If I might add on, validation is not necessarily an on-off switch. It comes in varying degrees and we succumb to it now and then, and sometimes strongly and sometimes weakly. These can change during a debate, too. A person who initially came in for validation might be further intrigued enough to listen later. Sometimes, a little tact can sway the weather of the debate. Sometimes. Some people don't care.

I certainly appreciate that Arctic doesn't consider me a validator, and we've had some very enriching debates because of it. Likewise, I don't consider him a validator as well, and we can both get pretty aggressive without having our feelings hurt. And I think this is an important point.

When Arctic and I argue, it's not personal. When a person seeks to be validated, the argument very much becomes personal. It's about one person being smarter than the other. I can't lie, I very much enjoy the thrill of pressing a debate home, rebuttals flying left and right and cutting questions down the center. But I take a lot of time to ensure what I say and what I read isn't personal. I talk about ideas with my fellow chaps here, and ideas are far more interesting.
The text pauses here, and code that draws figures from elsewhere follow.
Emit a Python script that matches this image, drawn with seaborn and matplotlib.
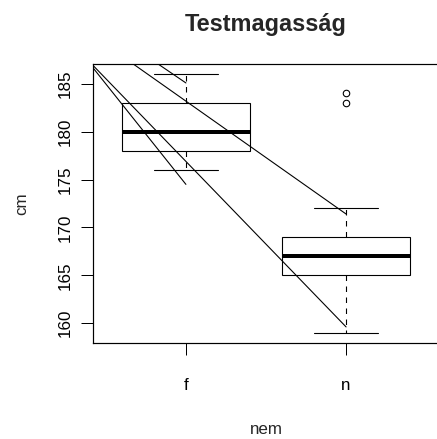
import matplotlib
matplotlib.use("Agg")
import matplotlib.pyplot as plt
import pandas as pd
import seaborn as sns

sns.set_style("ticks")
plt.rcParams['font.family'] = ['Liberation Sans', 'DejaVu Sans']

# Body height samples per sex group
groups = ["f", "n"]
f_heights = [176, 178, 178, 179, 180, 182, 183, 183, 186]
n_heights = [159, 163, 164, 165, 166, 167, 167, 168, 168, 169, 172, 183, 184]

# Straight segments overlaid on the boxes (x in category positions: f = 0, n = 1)
seg_x0 = [-1, -1, -1, -1]
seg_y0 = [195.5, 194.2, 195.0, 196.5]
seg_x1 = [0, 1, 1, 0]
seg_y1 = [174.5, 159.6, 171.4, 185.1]

yticks = [160, 165, 170, 175, 180, 185]

df = pd.DataFrame({
    "nem": ["f"] * len(f_heights) + ["n"] * len(n_heights),
    "cm": f_heights + n_heights,
})

W, H = 437, 439
fig = plt.figure(figsize=(W / 72, H / 72), dpi=72)
ax = fig.add_axes([93 / W, 1 - 343 / H, 346 / W, 279 / H])

sns.boxplot(
    data=df, x="nem", y="cm", order=groups, ax=ax,
    width=0.8, whis=1.5, color="white", linecolor="black", linewidth=1,
    fliersize=6.5,
    boxprops=dict(facecolor="white", edgecolor="black", linewidth=1.1),
    whiskerprops=dict(linestyle=(0, (5, 5)), linewidth=1.1),
    capprops=dict(linewidth=1.1),
    medianprops=dict(linewidth=4, color="black"),
    flierprops=dict(marker="o", markerfacecolor="none",
                    markeredgecolor="black", markeredgewidth=1.1),
)

for x0, y0, x1, y1 in zip(seg_x0, seg_y0, seg_x1, seg_y1):
    ax.plot([x0, x1], [y0, y1], color="black", lw=1.1, zorder=5)

ax.set_xlim(-0.58, 1.58)
ax.set_ylim(157.92, 187.08)
ax.set_yticks(yticks)
ax.set_yticklabels([str(t) for t in yticks])

for side in ["left", "right", "top", "bottom"]:
    ax.spines[side].set_visible(True)
    ax.spines[side].set_color("black")
    ax.spines[side].set_linewidth(1.2)

ax.tick_params(axis="both", direction="out", length=12, width=1,
               colors="black", labelsize=17)
ax.tick_params(axis="x", pad=23)
ax.tick_params(axis="y", pad=8, labelrotation=90)
for lab in ax.get_yticklabels():
    lab.set_va("center")

ax.set_xlabel("nem", fontsize=17, va="center")
ax.xaxis.set_label_coords(0.5, (343 - 429) / 279)
ax.set_ylabel("cm", fontsize=17, va="center")
ax.yaxis.set_label_coords((22 - 93) / 346, 0.5)

ax.set_title("Testmagasság", fontsize=23.5, fontweight="bold", pad=33)

fig.savefig("out.png", dpi=72, facecolor="white")
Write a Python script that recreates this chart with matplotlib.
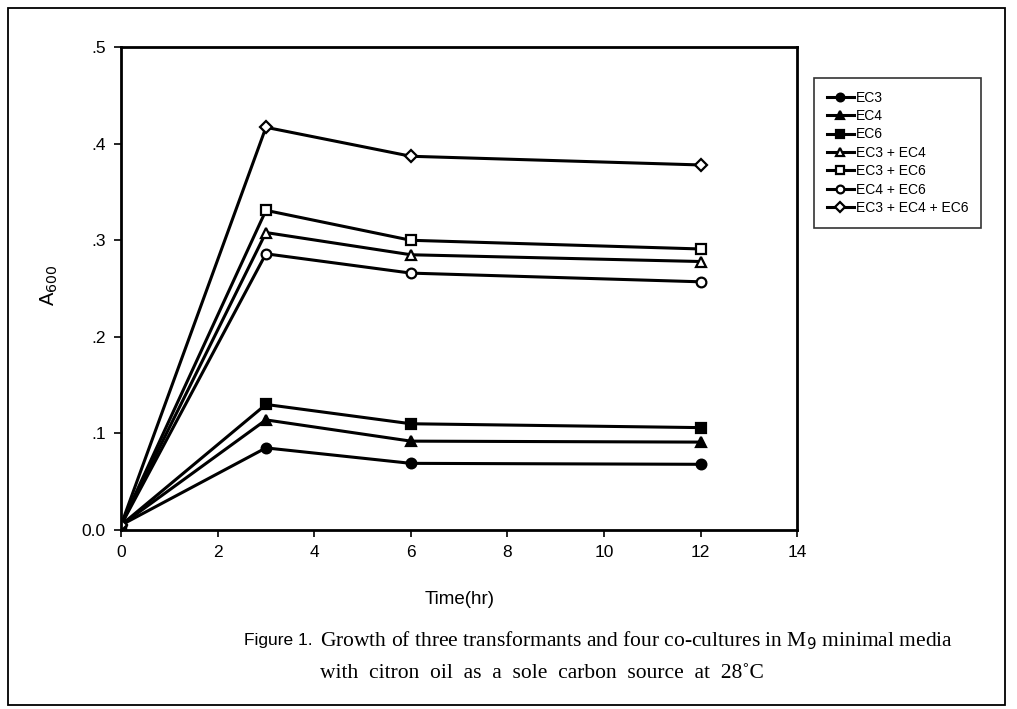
import matplotlib

matplotlib.use("Agg")
import matplotlib.pyplot as plt
from matplotlib.patches import Rectangle
from matplotlib.ticker import FixedLocator, FixedFormatter

plt.rcParams["font.family"] = ["Liberation Sans", "DejaVu Sans"]

# ── data ──
time_hr = [0, 3, 6, 12]
ec3 = [0.005, 0.085, 0.069, 0.068]
ec4 = [0.005, 0.114, 0.092, 0.091]
ec6 = [0.005, 0.130, 0.110, 0.106]
ec3_ec4 = [0.005, 0.308, 0.285, 0.278]
ec3_ec6 = [0.005, 0.331, 0.300, 0.291]
ec4_ec6 = [0.005, 0.286, 0.266, 0.257]
ec3_ec4_ec6 = [0.005, 0.417, 0.387, 0.378]

labels = ["EC3", "EC4", "EC6", "EC3 + EC4", "EC3 + EC6", "EC4 + EC6", "EC3 + EC4 + EC6"]
y_ticks = [0.0, 0.1, 0.2, 0.3, 0.4, 0.5]
y_tick_labels = ["0.0", ".1", ".2", ".3", ".4", ".5"]
x_ticks = [0, 2, 4, 6, 8, 10, 12, 14]

series = [
    (ec3, "o", "black"),
    (ec4, "^", "black"),
    (ec6, "s", "black"),
    (ec3_ec4, "^", "white"),
    (ec3_ec6, "s", "white"),
    (ec4_ec6, "o", "white"),
    (ec3_ec4_ec6, "D", "white"),
]

fig = plt.figure(figsize=(10.17, 7.09), dpi=100)
ax = fig.add_axes([0.119, 0.2525, 0.665, 0.681])

for (vals, mk, face), lab in zip(series, labels):
    ms = 6 if mk == "D" else 7
    ax.plot(time_hr, vals, color="black", linewidth=2.2, marker=mk, markersize=ms,
            markerfacecolor=face, markeredgecolor="black", markeredgewidth=1.6, label=lab)

ax.set_xlim(0, 14)
ax.set_ylim(0, 0.5)
ax.xaxis.set_major_locator(FixedLocator(x_ticks))
ax.yaxis.set_major_locator(FixedLocator(y_ticks))
ax.yaxis.set_major_formatter(FixedFormatter(y_tick_labels))
ax.tick_params(direction="out", length=5, width=1.2, labelsize=12.5, pad=6)
for sp in ax.spines.values():
    sp.set_linewidth(2)

ax.set_xlabel("Time(hr)", fontsize=13.5, labelpad=22)
fig.text(0.049, 0.598, "A$_{600}$", rotation=90, fontsize=14.5, ha="center", va="center")

leg = ax.legend(loc="upper left", bbox_to_anchor=(814 / 1017, 1 - 78 / 709),
                bbox_transform=fig.transFigure, fontsize=10, frameon=True, fancybox=False,
                edgecolor="black", handlelength=2.0, handletextpad=0.1, labelspacing=0.32,
                borderpad=0.9, borderaxespad=0, markerscale=0.8)
leg.get_frame().set_linewidth(1.2)

# caption
cap_font = ["Liberation Serif", "DejaVu Serif"]
fig.text(244 / 1017, 1 - 641 / 709, "Figure 1.", fontsize=12.5, va="center")
fig.text(320 / 1017, 1 - 641 / 709,
         "Growth of three transformants and four co-cultures in M$_9$ minimal media",
         fontsize=15.5, family=cap_font, va="center")
fig.text(320 / 1017, 1 - 673 / 709,
         "with  citron  oil  as  a  sole  carbon  source  at  28\u02daC",
         fontsize=15.5, family=cap_font, va="center")

# outer frame
fig.patches.append(Rectangle((8 / 1017, 4 / 709), 997 / 1017, 697 / 709,
                             transform=fig.transFigure, fill=False,
                             edgecolor="black", linewidth=1.3))

fig.savefig("out.png", dpi=100, facecolor="white")
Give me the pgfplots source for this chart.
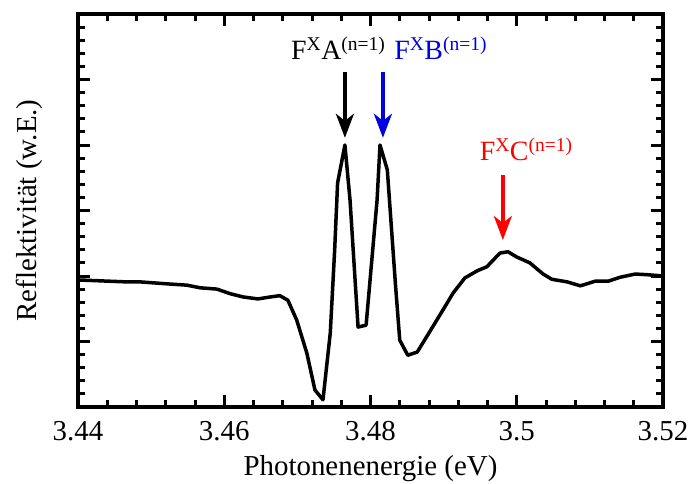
\documentclass[border=0pt]{standalone}
\usepackage{fontspec}
\setmainfont{Liberation Serif}
\usepackage{pgfplots}
\pgfplotsset{compat=1.18}
\usetikzlibrary{arrows.meta,calc}
\definecolor{peakblue}{RGB}{0,0,225}
\definecolor{peakred}{RGB}{255,0,0}

\begin{document}
\begin{tikzpicture}
\begin{axis}[
  name=ax,
  scale only axis, width=585bp, height=393bp,
  xmin=3.44, xmax=3.52, ymin=0, ymax=6,
  xtick={3.44,3.46,3.48,3.50,3.52},
  minor x tick num=4,
  ytick={0,1,2,3,4,5,6}, yticklabels={},
  minor y tick num=4,
  tick align=inside, tick pos=both,
  major tick length=12bp, minor tick length=7bp,
  every tick/.style={black, line width=3bp},
  axis line style={line width=3.5bp},
  font=\fontsize{29}{34}\selectfont,
  /pgf/number format/assume math mode=true,
  xticklabel style={font=\fontsize{29}{34}\selectfont, yshift=-11bp},
  xlabel={Photonenenergie (eV)},
  xlabel style={at={(axis description cs:0.5,0)}, anchor=base, yshift=-68bp},
  ylabel={Reflektivität (w.E.)},
  ylabel style={at={(axis description cs:-0.083,0.5)}, anchor=center},
]
\addplot[black, line width=3.5bp, line join=round] coordinates {
  (3.4400,1.94) (3.4444,1.92) (3.4467,1.91) (3.4485,1.91) (3.4522,1.88)
  (3.4549,1.86) (3.4567,1.82) (3.4590,1.80) (3.4608,1.73) (3.4626,1.68)
  (3.4646,1.65) (3.4663,1.68) (3.4676,1.70) (3.4687,1.63) (3.4699,1.33)
  (3.4713,0.82) (3.4724,0.26) (3.4735,0.11) (3.4745,1.13) (3.4751,2.40)
  (3.4755,3.42) (3.4765,4.00) (3.4772,3.16) (3.4783,1.22) (3.4794,1.25)
  (3.4809,3.16) (3.4813,4.00) (3.4823,3.62) (3.4834,1.89) (3.4840,1.02)
  (3.4851,0.79) (3.4864,0.84) (3.4881,1.15) (3.4899,1.48) (3.4913,1.74)
  (3.4929,1.97) (3.4946,2.08) (3.4959,2.14) (3.4977,2.35) (3.4988,2.37)
  (3.5000,2.29) (3.5018,2.20) (3.5036,2.03) (3.5048,1.95) (3.5069,1.91)
  (3.5087,1.85) (3.5107,1.92) (3.5125,1.92) (3.5141,1.98) (3.5162,2.03)
  (3.5178,2.02) (3.5200,2.00)
};
% peak markers
\draw[black, line width=3.5bp, -{Stealth[length=24bp,width=18bp,inset=7bp]}]
  (axis cs:3.4765,5.11) -- (axis cs:3.4765,4.11);
\draw[peakblue, line width=3.5bp, -{Stealth[length=24bp,width=18bp,inset=7bp]}]
  (axis cs:3.4817,5.11) -- (axis cs:3.4817,4.11);
\draw[peakred, line width=3.5bp, -{Stealth[length=24bp,width=18bp,inset=7bp]}]
  (axis cs:3.4981,3.54) -- (axis cs:3.4981,2.55);
\node[anchor=base, font=\fontsize{28}{30}\selectfont] at (axis cs:3.4756,5.30)
  {F\textsuperscript{X}A\textsuperscript{(n=1)}};
\node[anchor=base, text=peakblue, font=\fontsize{28}{30}\selectfont] at (axis cs:3.4896,5.30)
  {F\textsuperscript{X}B\textsuperscript{(n=1)}};
\node[anchor=base, text=peakred, font=\fontsize{28}{30}\selectfont] at (axis cs:3.5013,3.77)
  {F\textsuperscript{X}C\textsuperscript{(n=1)}};
\end{axis}
\pgfresetboundingbox
\path ($(ax.south west)+(-78bp,-76bp)$) rectangle ($(ax.north east)+(26bp,14bp)$);
\end{tikzpicture}
\end{document}
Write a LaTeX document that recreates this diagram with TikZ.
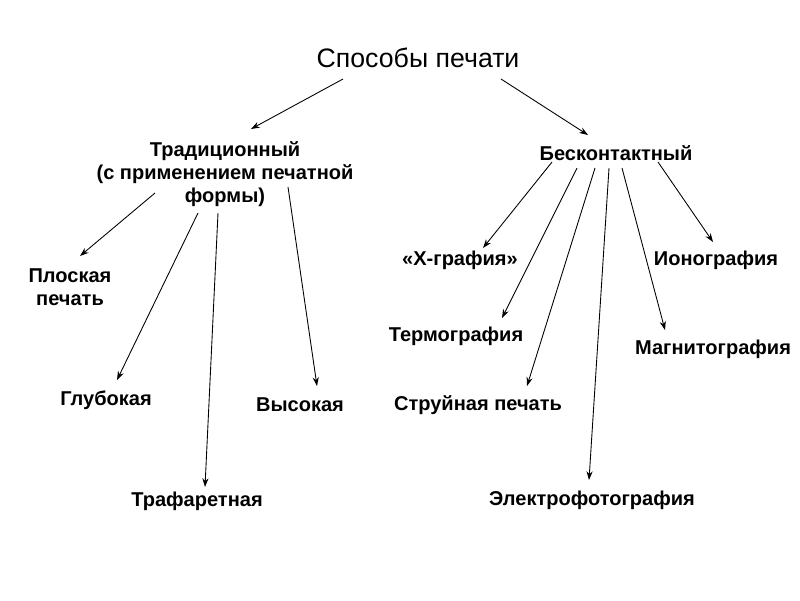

So, I cautioned that maybe the person isn't trying to be destructive with their points. Sometimes, it's easy to feel like strongly worded posts are personal attacks when they weren't meant as so. Sometimes an issue hits a little home and you get a strong, defensive reaction. It's usually those times it's important to take that step back. When you calm down, and read it again, you might have a clearer mind in discerning whether the person is simply talking about ideas or whether he seeks to put people down.
Not terribly long a go, a friend had posted some video on her wall with some claims about what's wrong with society and I replied with my dissenting opinion. Unfortunately for her, she seems to not be so conditioned to disagreement. She gives a patronizing reply and I elaborate further on my point. Her wall begins to break down where she brushes off my point with the equivalent of "I know what I'm talking about and just Google it," which I say is disingenuous to the complexity of the issue and a flaky response to just push off her burden of proof by telling me to do the research for her point of view. At this point, she gets hurt. She says I called her disingenuous and flaky. I reply again assuring her that none of this is personal, I'm not saying she is disingenuous or flaky, but that reply was. By this point, however, she has chosen now not to engage. No doubt she wrote me off as a jerk.
And I get it, I did not pull the punches and I didn't sugar coat what I said. I can be quite assertive. But, at no point was I not ready to listen to whatever she had to say. But because she took offense and took my disagreement personal, although it was never meant so, she was defensive from square one, with patronizing statements to write off what I said, to finding insults where there is none, to not engaging. It's a shame, because it could have been an enlightening discussion for either or both of us. Arctic's sig, which I love, illustrates this perfectly: "He who takes offense when no offense is intended is a fool, and he who takes offense when offense is intended is a greater fool."
So, this anecdote is only intended as a warning to putting up the defenses to early. But I also very much agree with Arctic, sometimes you do have to pack up and go.